I listened to an interview with Hiroshima in America co-author Greg Mitchell last weekend on FAIR’s radio program, Counterspin. Mitchell talked about how documentary footage taken by both Japanese and American film crews in the days and weeks following the atomic bombing of Hiroshima and Nagasaki had been suppressed by US authorities for decades. When the Pentagon released the footage simultaneously to the National Archives and the Japanese government in 1968, film scholar Erik Barnouw (1908-2001) assembled a portion of it into a 16-minute film entitled Hiroshima-Nagasaki August, 1945 (1970). He then screened the film at MoMA (which will include it in a program later this month) and on public television, offering Americans one of their first opportunities to see documentary footage of the effects of the atomic bombs–25 years later. (It wasn’t until the early ’80s that the American color footage was released in a similar fashion.)

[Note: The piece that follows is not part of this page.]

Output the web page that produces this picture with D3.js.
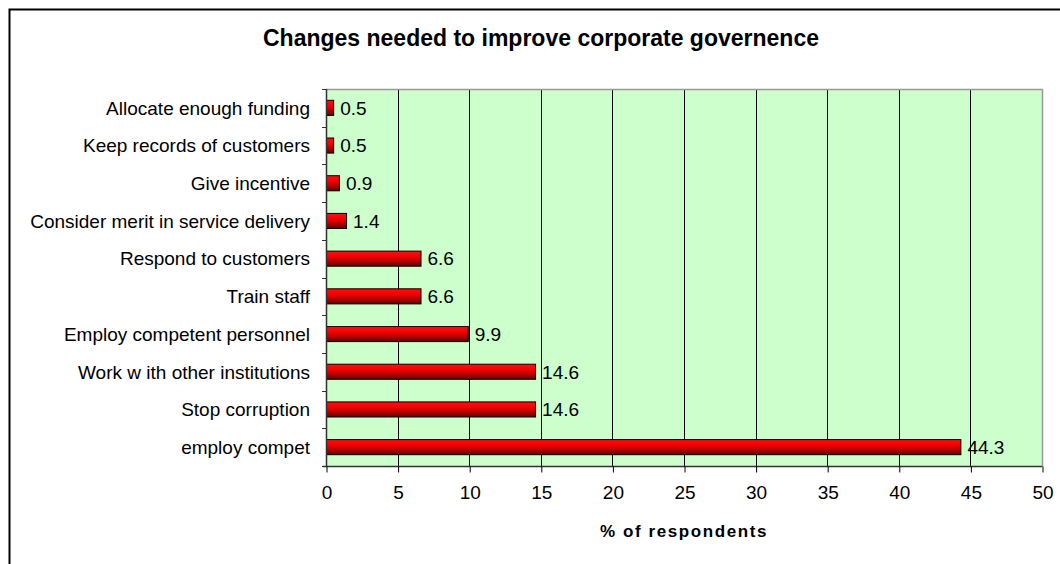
<!DOCTYPE html>
<html>
<head>
<meta charset="utf-8">
<script src="https://cdn.jsdelivr.net/npm/d3@7"></script>
<style>
  html, body { margin: 0; padding: 0; background: #fff; }
  svg { display: block; font-family: "Liberation Sans", Arial, sans-serif; }
</style>
</head>
<body>
<svg id="chart" width="1060" height="564"></svg>
<script>
const categories = [
  "Allocate enough funding",
  "Keep records of customers",
  "Give incentive",
  "Consider merit in service delivery",
  "Respond to customers",
  "Train staff",
  "Employ competent personnel",
  "Work w ith other institutions",
  "Stop corruption",
  "employ compet"
];
const values = [0.5, 0.5, 0.9, 1.4, 6.6, 6.6, 9.9, 14.6, 14.6, 44.3];
const xTicks = [0, 5, 10, 15, 20, 25, 30, 35, 40, 45, 50];
const chartTitle = "Changes needed to improve corporate governence";
const xTitle = "% of respondents";

const svg = d3.select("#chart");
const plot = { left: 326, right: 1042, top: 89, bottom: 466 };

// outer frame
svg.append("rect")
  .attr("x", 9.5).attr("y", 9.5)
  .attr("width", 1200).attr("height", 800)
  .attr("fill", "#fff").attr("stroke", "#000").attr("stroke-width", 2);

const defs = svg.append("defs");
const grad = defs.append("linearGradient")
  .attr("id", "barGrad").attr("x1", 0).attr("y1", 0).attr("x2", 0).attr("y2", 1);
grad.append("stop").attr("offset", "0%").attr("stop-color", "#ff1010");
grad.append("stop").attr("offset", "40%").attr("stop-color", "#f00000");
grad.append("stop").attr("offset", "100%").attr("stop-color", "#660000");

const x = d3.scaleLinear().domain([0, 50]).range([plot.left, plot.right]);
const y = d3.scaleBand().domain(categories).range([plot.top, plot.bottom]).paddingInner(0.6).paddingOuter(0.3);

// plot background
svg.append("rect")
  .attr("x", plot.left).attr("y", plot.top)
  .attr("width", plot.right - plot.left).attr("height", plot.bottom - plot.top)
  .attr("fill", "#ccffcc");

// gridlines
svg.append("g").selectAll("line")
  .data(xTicks.filter(d => d > 0 && d < 50))
  .join("line")
  .attr("x1", d => Math.round(x(d)) + 0.5).attr("x2", d => Math.round(x(d)) + 0.5)
  .attr("y1", plot.top).attr("y2", plot.bottom)
  .attr("stroke", "#000").attr("stroke-width", 1);

// plot border (top & right gray)
svg.append("path")
  .attr("d", `M${plot.left},${plot.top + 0.5}H${plot.right + 0.5}V${plot.bottom}`)
  .attr("fill", "none").attr("stroke", "#999").attr("stroke-width", 1.5);

// bars
svg.append("g").selectAll("rect")
  .data(values)
  .join("rect")
  .attr("x", x(0) + 0.5)
  .attr("y", (d, i) => y(categories[i]))
  .attr("width", d => x(d) - x(0))
  .attr("height", y.bandwidth())
  .attr("fill", "url(#barGrad)")
  .attr("stroke", "#000").attr("stroke-width", 1);

// value labels
svg.append("g").selectAll("text")
  .data(values)
  .join("text")
  .attr("x", d => x(d) + 7)
  .attr("y", (d, i) => y(categories[i]) + y.bandwidth() / 2)
  .attr("dy", "0.36em")
  .attr("font-size", 19)
  .attr("fill", "#000")
  .text(d => d.toFixed(1));

// x axis
const xAxis = d3.axisBottom(x).tickValues(xTicks).tickSize(6).tickPadding(13.5).tickFormat(d3.format("d"));
const gx = svg.append("g").attr("transform", `translate(0.5,${plot.bottom + 0.5})`).call(xAxis);
gx.select(".domain").attr("stroke", "#333").attr("stroke-width", 1.5).attr("d", `M${plot.left - 4},0H${plot.right}`);
gx.selectAll(".tick line").attr("stroke", "#000");
gx.selectAll(".tick text").attr("font-size", 19).attr("fill", "#000")
  .attr("font-family", "Liberation Sans, Arial, sans-serif");

// y axis
const yTickScale = d3.scaleLinear().domain([0, categories.length]).range([plot.top, plot.bottom]);
const yAxisG = svg.append("g");
yAxisG.append("line")
  .attr("x1", plot.left + 0.5).attr("x2", plot.left + 0.5)
  .attr("y1", plot.top).attr("y2", plot.bottom)
  .attr("stroke", "#333").attr("stroke-width", 1.5);
yAxisG.selectAll("line.tk")
  .data(d3.range(categories.length + 1))
  .join("line").attr("class", "tk")
  .attr("x1", plot.left - 4).attr("x2", plot.left)
  .attr("y1", d => Math.round(yTickScale(d)) + 0.5).attr("y2", d => Math.round(yTickScale(d)) + 0.5)
  .attr("stroke", "#333");
yAxisG.selectAll("text")
  .data(categories)
  .join("text")
  .attr("x", 310)
  .attr("y", d => y(d) + y.bandwidth() / 2)
  .attr("dy", "0.36em")
  .attr("text-anchor", "end")
  .attr("font-size", 19)
  .attr("fill", "#000")
  .text(d => d);

// title
svg.append("text")
  .attr("x", 541).attr("y", 46)
  .attr("text-anchor", "middle")
  .attr("font-size", 23).attr("font-weight", "bold")
  .text(chartTitle);

// x title
svg.append("text")
  .attr("x", (plot.left + plot.right) / 2).attr("y", 537)
  .attr("text-anchor", "middle")
  .attr("font-size", 17).attr("font-weight", "bold")
  .attr("letter-spacing", "1.6px")
  .text(xTitle);
</script>
</body>
</html>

Barnouw has written about the history of the Japanese footage and it’s a tale with significant drama and intrigue–when its filmmakers were asked to turn the film over to the US Occupation authorities, they secretly made a duplicate and hid it for many years; some of this footage (along with dramatic hibakusha recreations from Kaneto Shindo’s 1952 Children of Hiroshima and Hideo Sekigawa’s 1953 Hiroshima) surprisingly managed to turn up in Alain Resnais’ Hiroshima mon amour (1959).
But back to Greg Mitchell, who participated in a documentary currently screening on the Sundance Channel, Original Child Bomb (2004), and who recently published his own lengthy and fascinating account of the filmmakers and events related to the suppressed footage, which can be read here. Look for cameos by Barnouw, Warner Brothers, and cinematographers Lt. Col. Daniel McGovern (William Wyler’s 1944 Memphis Belle) and Akira “Harry” Mimura (Sadao Yamanaka’s 1937 Humanity and Paper Balloons).